Simplificando e resumindo; nunca poderemos verdadeiramente olhar para nossos irmãos com o genuíno sentimento de que este deve ser servido, se não nos considerarmos como abaixo dele. Enquanto nos acharmos melhores, superiores ou até mesmo iguais, de um ponto de vista individualista, nunca nutriremos em nosso coração a sensação de que precisamos amá-lo e servi-lo.
Ao servir nosso irmão, não estamos lhe prestando um favor, pois favores muitas vezes são prestados na relação de um superior para com um inferior, e não é esse o caso… ou estamos fartos? ou somos ricos? ou somos reis e rainhas que ao invés de amar, exibem um desdenhoso sorriso condescendente, como quem olha do alto?
Nada que nós tenhamos recebido ou desfrutamos da parte de Deus nos foi concedido por mérito, logo, assumirmos uma postura arrogante ou orgulhosa em relação aos nossos irmãos é uma incoerência que exala rebeldia contra o mandamento do Senhor Jesus Cristo.

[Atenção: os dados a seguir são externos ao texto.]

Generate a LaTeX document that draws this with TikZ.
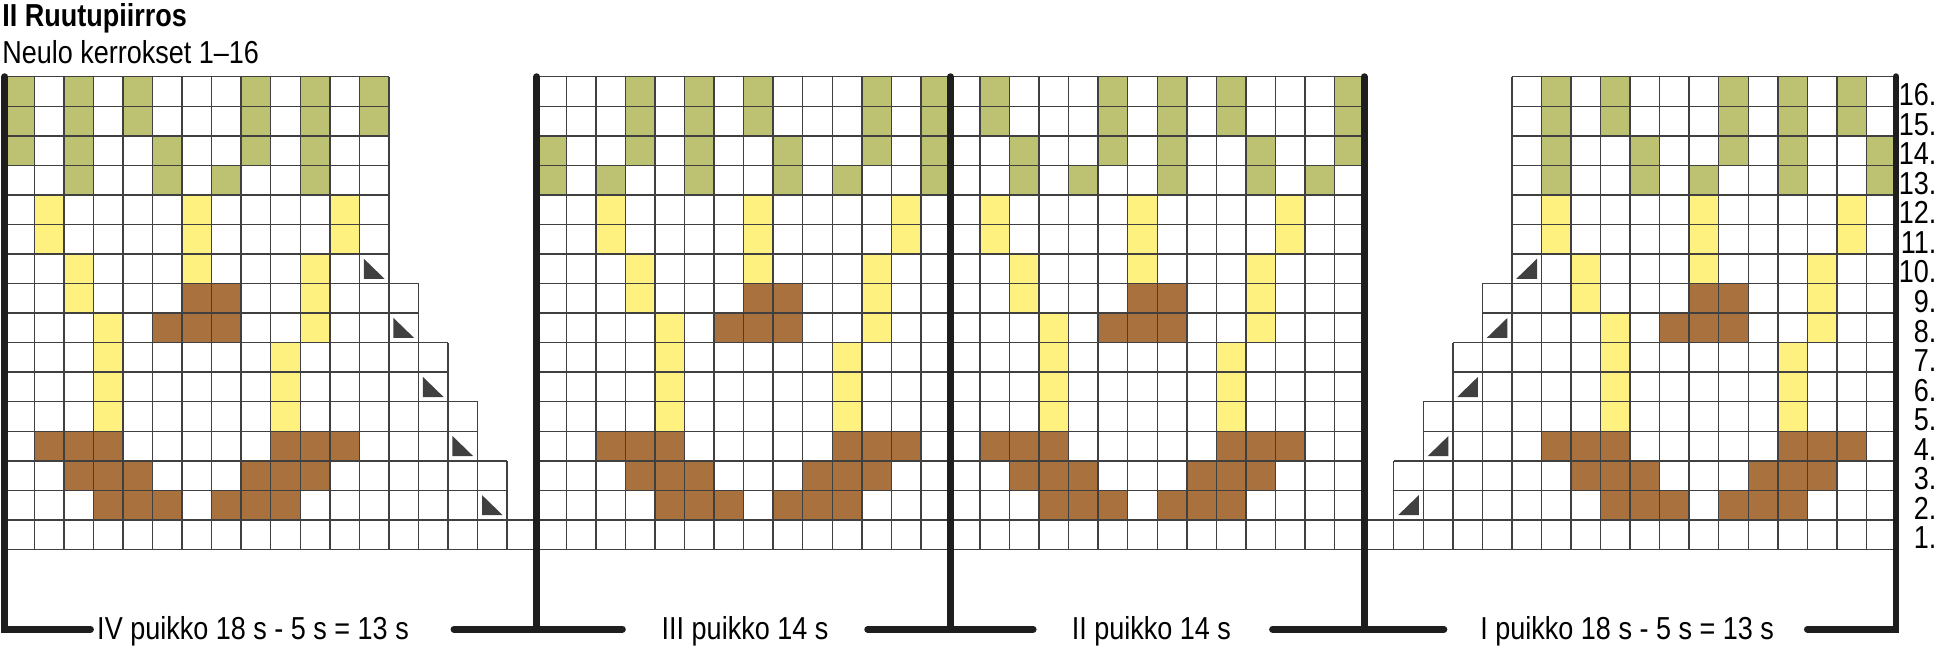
\documentclass[tikz,border=0pt]{standalone}
\usepackage{fontspec}
\setmainfont[FakeStretch=0.85]{Liberation Sans}
\definecolor{vihrea}{RGB}{188,194,114}
\definecolor{keltainen}{RGB}{255,241,128}
\definecolor{ruskea}{RGB}{168,113,61}
\definecolor{viiva}{RGB}{64,64,64}
\definecolor{musta}{RGB}{30,30,30}
\newcommand{\kirjain}{\fontsize{15.3pt}{18pt}\selectfont}

\begin{document}
\begin{tikzpicture}[x=0.5cm, y=0.5cm,
  ruutu/.style={draw=viiva, line width=0.7pt, step=0.5cm},
  palkki/.style={draw=musta, line width=3.3pt, line cap=round, line join=miter},
  kolmio/.style={fill=musta!85},
  teksti/.style={font=\kirjain, inner sep=0pt}]
  \useasboundingbox (-0.1624,-3.40) rectangle (65.42,18.595);
  \fill[white] (-0.1624,-3.40) rectangle (65.42,18.595);

  % Vihreät ruudut, kerrokset 13-16
  \foreach \x in {0,2,4,8,10,12,21,23,25,29,31,33,37,39,41,45,52,54,58,60,62}
    \fill[vihrea] (\x,14) rectangle +(1,2);
  \foreach \x in {0,2,5,8,10,18,21,23,26,29,31,34,37,39,42,45,52,55,58,60,63}
    \fill[vihrea] (\x,13) rectangle +(1,1);
  \foreach \x in {2,5,7,10,18,20,23,26,28,31,34,36,39,42,44,52,55,57,60,63}
    \fill[vihrea] (\x,12) rectangle +(1,1);

  % Kukat: sama kuvio joka puikolla
  \foreach \d in {0,19,32,51} {
    \foreach \x/\r in {1/12,6/12,11/12,1/11,6/11,11/11,2/10,6/10,10/10,2/9,10/9,
                       3/8,10/8,3/7,9/7,3/6,9/6,3/5,9/5}
      \fill[keltainen] (\d+\x,\r-1) rectangle +(1,1);
    \foreach \x/\r in {6/9,7/9,5/8,6/8,7/8,1/4,2/4,3/4,9/4,10/4,11/4,
                       2/3,3/3,4/3,8/3,9/3,10/3,3/2,4/2,5/2,7/2,8/2,9/2}
      \fill[ruskea] (\d+\x,\r-1) rectangle +(1,1);
  }

  % Ruudukko
  \draw[ruutu] (0,0) grid (13,16);
  \draw[ruutu] (18,0) grid (46,16);
  \draw[ruutu] (51,0) grid (64,16);
  \foreach \k in {1,...,5} {
    \draw[ruutu] (12+\k,0) grid (13+\k,11-2*\k);
    \draw[ruutu] (51-\k,0) grid (52-\k,11-2*\k);
    % kavennukset
    \fill[kolmio] (11.15+\k,11.84-2*\k) -- (11.15+\k,11.16-2*\k) -- (11.85+\k,11.16-2*\k) -- cycle;
    \fill[kolmio] (52.15-\k,11.16-2*\k) -- (52.85-\k,11.16-2*\k) -- (52.85-\k,11.84-2*\k) -- cycle;
  }

  % Puikkojen rajat
  \draw[palkki] (2.9,-2.7) -- (0,-2.7) -- (0,16);
  \draw[palkki] (61.0,-2.7) -- (64,-2.7) -- (64,16);
  \foreach \x in {18,32,46}
    \draw[palkki] (\x,16) -- (\x,-2.7);
  \draw[palkki] (15.2,-2.7) -- (20.9,-2.7);
  \draw[palkki] (29.2,-2.7) -- (34.8,-2.7);
  \draw[palkki] (42.9,-2.7) -- (48.7,-2.7);

  % Otsikot
  \node[teksti, font=\kirjain\bfseries, anchor=base west] (otsikko) at (-0.1,17.69) {II Ruutupiirros};
  \node[teksti, anchor=base west] (ohje) at (-0.1,16.45) {Neulo kerrokset 1–16};

  % Kerrosnumerot
  \foreach \r in {1,...,16}
    \node[teksti, anchor=base east] (kerros\r) at (65.38,\r-0.98) {\r.};

  % Puikot
  \node[teksti, anchor=base] (puikkoIV) at (8.4,-3.03) {IV puikko 18 s - 5 s = 13 s};
  \node[teksti, anchor=base] (puikkoIII) at (25.05,-3.03) {III puikko 14 s};
  \node[teksti, anchor=base] (puikkoII) at (38.8,-3.03) {II puikko 14 s};
  \node[teksti, anchor=base] (puikkoI) at (54.9,-3.03) {I puikko 18 s - 5 s = 13 s};
\end{tikzpicture}
\end{document}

Podemos não ser apóstolos, mas o Espírito que operou nos servos de Deus do passado, é o mesmo espírito que opera em nós a humildade a fim de que reconheçamos que somos todos blocos usados por Deus na construção de seu edifício; membros que unidos, formam o corpo do qual seu Bendito Filho é o cabeça.
Conclusão
1Coríntios 4.6-11 é uma severa repreensão, e um claro lembrete: no corpo de Cristo, não somos colocados um acima do outro, mas lado a lado, a fim de que não haja quem se ache melhor, mas que todos vejamos nossos irmãos como partes tão essenciais ao Reino quanto nós, e assim, deixemos de lado do orgulho e soberba, dando lugar a humildade e cooperação dignas do povo de Deus.